Court properly denied petition claiming constructive emancipation; Father failed to meet burden that his behavior was not the major cause of the deterioration in his relationship with his children
Matter of Shisgal v. Abels, 2018-05520
First, on this appeal, the father failed to provide any proof of bias or prejudgment of the matter to warrant the conclusion that the Family Court’s denial of his motion to recuse was an improvident exercise of discretion (see Matter of O’Donnell v. Goldenberg, 68 AD3d at 1000; Impastato v. Impastato, 62 AD3d 752).
The father appealed from an order which denied his petitions to modify a prior so-ordered stipulation so as to award him custody of the parties’ children and for a downward modification of his child support obligation on the ground of constructive emancipation.
“Since a custody and parental access determination ‘necessarily depends to a great extent upon an assessment of the character and credibility of the parties and witnesses, deference is accorded to the hearing court’s findings in this regard, and its findings will not be disturbed unless lacking a sound and substantial basis in the record’” (Matter of Dekmeci v. Herbert, 167 AD3d at 878; see Matter of Estrada v. Palacios, 148 AD3d 804). Since the mother has been the children’s custodial parents for all of their lives and the father failed to present sufficient evidence that she is unfit to continue or that she engaged in parental alienation, the Family Court’s determination to deny the father’s petition has a sound and substantial basis in the record.
Further, the Family Court properly denied the father’s petitions for downward modification of his child support obligation. “Under the doctrine of constructive emancipation, a child of employable age who actively abandons the noncustodial parent by refusing all contact and parental access may forfeit any entitlement to support (Matter of Barlow v.
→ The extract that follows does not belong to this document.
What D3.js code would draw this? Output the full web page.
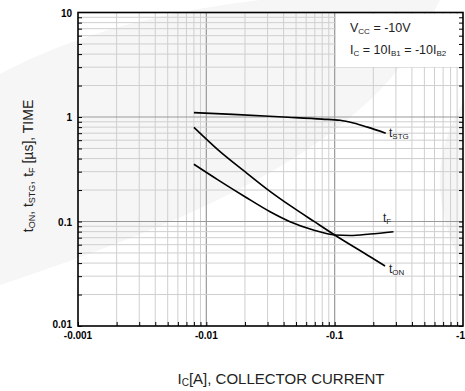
<!DOCTYPE html>
<html>
<head>
<meta charset="utf-8">
<script src="https://cdn.jsdelivr.net/npm/d3@7"></script>
<style>
  body { margin: 0; background: #fff; }
  svg { display: block; font-family: "Liberation Sans", Arial, sans-serif; }
</style>
</head>
<body>
<svg width="465" height="391"></svg>
<script>
// collector current magnitude [A] (axis is negative, shown with "-")
const xTicks = [0.001, 0.01, 0.1, 1];
const xTickLabels = ["-0.001", "-0.01", "-0.1", "-1"];
const yTicks = [0.01, 0.1, 1, 10];
const yTickLabels = ["0.01", "0.1", "1", "10"];

const tStgIc = [0.008, 0.0161, 0.0398, 0.08, 0.11, 0.14, 0.18, 0.25];
const tStgVal = [1.10, 1.06, 1.00, 0.955, 0.93, 0.875, 0.80, 0.70];

const tOnIc = [0.008, 0.0124, 0.02, 0.0304, 0.0463, 0.07, 0.1, 0.189, 0.247];
const tOnVal = [0.797, 0.483, 0.300, 0.200, 0.1386, 0.099, 0.0743, 0.046, 0.0375];

const tFIc = [0.008, 0.0124, 0.02, 0.0314, 0.0449, 0.0682, 0.1, 0.132, 0.189, 0.287];
const tFVal = [0.353, 0.249, 0.1727, 0.124, 0.0996, 0.083, 0.0743, 0.0735, 0.0759, 0.0799];

const svg = d3.select("svg");
const pl = 78, pr = 463, pt = 12.5, pb = 326;

const x = d3.scaleLog().domain([0.001, 1]).range([pl, pr]);
const y = d3.scaleLog().domain([0.01, 10]).range([pb, pt]);

// faint watermark in the background
svg.append("path")
  .attr("d", "M0,74 C60,42 140,14 260,0 L440,0 C420,40 400,70 378,92 C300,170 180,225 0,285 Z")
  .attr("fill", "#f6f6f6");
svg.append("path")
  .attr("d", "M465,100 C448,125 438,160 440,190 C443,222 452,248 465,268 Z")
  .attr("fill", "#f6f6f6");

// minor/decade positions
const xMinor = [], yMinor = [];
[0.001, 0.01, 0.1].forEach(d => { for (let k = 1; k <= 9; k++) xMinor.push(d * k); });
[0.01, 0.1, 1].forEach(d => { for (let k = 1; k <= 9; k++) yMinor.push(d * k); });
const isDecade = v => Math.abs(Math.log10(v) - Math.round(Math.log10(v))) < 1e-6;

const grid = svg.append("g");
grid.selectAll("line.vx")
  .data(xMinor.slice(1))
  .enter().append("line")
  .attr("x1", d => x(d)).attr("x2", d => x(d))
  .attr("y1", pt).attr("y2", pb)
  .attr("stroke", d => isDecade(d) ? "#999" : "#cfcfcf")
  .attr("stroke-width", d => isDecade(d) ? 1.2 : 1);
grid.selectAll("line.hy")
  .data(yMinor.slice(1))
  .enter().append("line")
  .attr("y1", d => y(d)).attr("y2", d => y(d))
  .attr("x1", pl).attr("x2", pr)
  .attr("stroke", d => isDecade(d) ? "#999" : "#cfcfcf")
  .attr("stroke-width", d => isDecade(d) ? 1.2 : 1);

// legend box
svg.append("rect")
  .attr("x", 336).attr("y", 14).attr("width", 126).attr("height", 53)
  .attr("fill", "#fff");

const leg = svg.append("text").attr("x", 350).attr("y", 32).attr("font-size", 12.5).attr("fill", "#222");
leg.append("tspan").text("V");
leg.append("tspan").text("CC").attr("font-size", 8).attr("dy", 2);
leg.append("tspan").text(" = -10V").attr("dy", -2);
const leg2 = svg.append("text").attr("x", 350).attr("y", 54).attr("font-size", 12.5).attr("fill", "#222");
leg2.append("tspan").text("I");
leg2.append("tspan").text("C").attr("font-size", 8).attr("dy", 2);
leg2.append("tspan").text(" = 10I").attr("dy", -2);
leg2.append("tspan").text("B1").attr("font-size", 8).attr("dy", 2);
leg2.append("tspan").text(" = -10I").attr("dy", -2);
leg2.append("tspan").text("B2").attr("font-size", 8).attr("dy", 2);

// curves
const line = d3.line()
  .x(d => x(d[0]))
  .y(d => y(d[1]))
  .curve(d3.curveMonotoneX);

const series = [
  d3.zip(tStgIc, tStgVal),
  d3.zip(tOnIc, tOnVal),
  d3.zip(tFIc, tFVal)
];
svg.append("g").selectAll("path")
  .data(series)
  .enter().append("path")
  .attr("d", line)
  .attr("fill", "none")
  .attr("stroke", "#000")
  .attr("stroke-width", 1.6);

// curve labels
function subLabel(px, py, main, sub) {
  const t = svg.append("text").attr("x", px).attr("y", py).attr("font-size", 12).attr("fill", "#222");
  t.append("tspan").text(main);
  t.append("tspan").text(sub).attr("font-size", 8).attr("dy", 2);
}
subLabel(389, 137, "t", "STG");
subLabel(383, 222, "t", "F");
subLabel(389, 273, "t", "ON");

// inward ticks
svg.append("g")
  .attr("transform", `translate(${pl},0)`)
  .call(d3.axisRight(y).tickValues(yMinor).tickSize(4).tickFormat(""))
  .call(g => g.select(".domain").remove());
svg.append("g")
  .attr("transform", `translate(${pr},0)`)
  .call(d3.axisLeft(y).tickValues(yMinor).tickSize(4).tickFormat(""))
  .call(g => g.select(".domain").remove());
svg.append("g")
  .attr("transform", `translate(0,${pb})`)
  .call(d3.axisTop(x).tickValues(xMinor).tickSize(4).tickFormat(""))
  .call(g => g.select(".domain").remove());

// frame
svg.append("rect")
  .attr("x", pl).attr("y", pt)
  .attr("width", pr - pl).attr("height", pb - pt)
  .attr("fill", "none").attr("stroke", "#000").attr("stroke-width", 1.6);

// tick labels (last one pushed in so it is not cut by the edge)
svg.append("g").selectAll("text")
  .data(xTicks)
  .enter().append("text")
  .attr("x", d => d === 1 ? 465 : x(d))
  .attr("y", pb + 13)
  .attr("text-anchor", d => d === 1 ? "end" : "middle")
  .attr("font-size", 10).attr("font-weight", "bold")
  .text((d, i) => xTickLabels[i]);
svg.append("g").selectAll("text")
  .data(yTicks)
  .enter().append("text")
  .attr("x", pl - 6)
  .attr("y", d => y(d) + (d === 0.01 ? 2 : 4))
  .attr("text-anchor", "end")
  .attr("font-size", 10).attr("font-weight", "bold")
  .text((d, i) => yTickLabels[i]);

// axis titles
const xt = svg.append("text").attr("x", 281).attr("y", 384).attr("text-anchor", "middle")
  .attr("font-size", 15).attr("fill", "#222");
xt.append("tspan").text("I");
xt.append("tspan").text("C").attr("font-size", 10).attr("dy", 2);
xt.append("tspan").text("[A], COLLECTOR CURRENT").attr("dy", -2);

const yt = svg.append("text").attr("transform", "translate(33,166) rotate(-90)")
  .attr("text-anchor", "middle").attr("font-size", 14).attr("fill", "#222");
yt.append("tspan").text("t");
yt.append("tspan").text("ON").attr("font-size", 9).attr("dy", 2);
yt.append("tspan").text(", t").attr("dy", -2);
yt.append("tspan").text("STG").attr("font-size", 9).attr("dy", 2);
yt.append("tspan").text(", t").attr("dy", -2);
yt.append("tspan").text("F").attr("font-size", 9).attr("dy", 2);
yt.append("tspan").text(" [µs], TIME").attr("dy", -2);
</script>
</body>
</html>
Barlow, 112 AD3d at 818; see Matter of Grucci v. Villanti, 108 AD3d 626, 626-627; Schulman v. Schulman, 101 AD3d 1098, 1099). The father failed to meet his burden of demonstrating that the parties’ three oldest children were constructively emancipated and that his behavior was not the major cause of the deterioration in his relationship with his children.
Record supports Family Court award of sole custody to the Father given evidence of parental alienation; Court providently exercised discretion in declining to appoint attorney for 5 year old child
Matter of Ruiz v. Carie, 2018-11388
The parties, who were never married to each other, have one child born in 2013. In June 2015, they separated and the mother left their apartment with the child. The father subsequently subsequently filed a petition for sole custody of the child, and the mother also petitioned for custody of the child. At a hearing, testimony was presented that the mother relocated to Boston, had another child the following year, and married that child’s father in December 2016. Further, the mother took the parties’ child to Boston after the Family Court had directed both parties not to leave the jurisdiction with the child. Evidence was also provided that the mother had the child baptized without noticing the father, and that the child was not prevented from calling the mother’s husband “dad.” The Family Court granted the father’s petition for sole custody of the child, with parental access to the mother, and denied the mother’s custody petition. The mother appealed.
The Second Department affirmed. The Family Court’s determination that it was in the best interests of the parties’ child to award sole custody to the father is supported by the record. Further, the Family Court providently exercised its discretion in not appointing an attorney for the child based on the circumstances of the case, such as the child’s young age and the absence of any prejudice to the child’s interests (Matter of Quinones v. Quinones, 139 AD3d 1072, 1074).
Lastly, the mother’s argument that she was deprived of the effective assistance of counsel is without merit because the record reveals that she received meaningful representation (see Matter of Eltalkhawy v. Eltalkhawy, 134 AD3d 707, 708).
Family Court properly denied objections to Order terminating child support for failure to timely file same with an affidavit of service
Matter of H. (Anonymous) v. L. (Anonymous), 2019-02589
The Mother appealed from a Family Court Order which denied her objections to an order of the Support Magistrate which denied her motion to vacate her default and granted the Father’s petition to terminate his child support obligation.
The mother filed objections to the Support Magistrate’s order on July 10, 2018, but failed to file proof of service on the father. The Family Court denied the mother’s objections without prejudice to the refiling of her objections with proof of service by a specific date. The mother later filed only an affidavit of service on July 25, 2018, stating that the father was served, with a “written summation.” Six months later, the mother filed new objections to the June 26, 2018 order and an affidavit of service indicating service of the objections upon the father. The Family Court denied the mother’s new objections as untimely.
The Second Department determined that the father being served with “written summations” was legally insufficient even if it was timely filed. The mother failed to exhaust the Family Court procedure for review of her objections without proof of service of the objections upon the father (see Family Ct Act § 439[e]; Matter of Ishmael A.A.-S. v. Sacha C., 169 AD3d 662; Matter of Carroll v. Brodsky, 168 AD3d 727; Matter of Ndukwe v. Ogbaegbe, 150 AD3d 858). Further, contrary to the mother’s contentions, the second affidavit did not materialize until the mother attached a copy of it to her Request for Appellate Division Intervention (RADI) form and the mother never moved for leave to renew or reargue on the ground that the Family Court overlooked the additional affidavit (see CPLR 2221[a],[d],[e]; see generally Matter of Rosenberg v. Rosenberg, 145 AD3d 1015). Lastly, a “RADI form cannot be used by a party to unilaterally expand a record on appeal (see Matter of Bosse v. Simpson, 173 AD3d 856). The order insofar as appealed from is affirmed.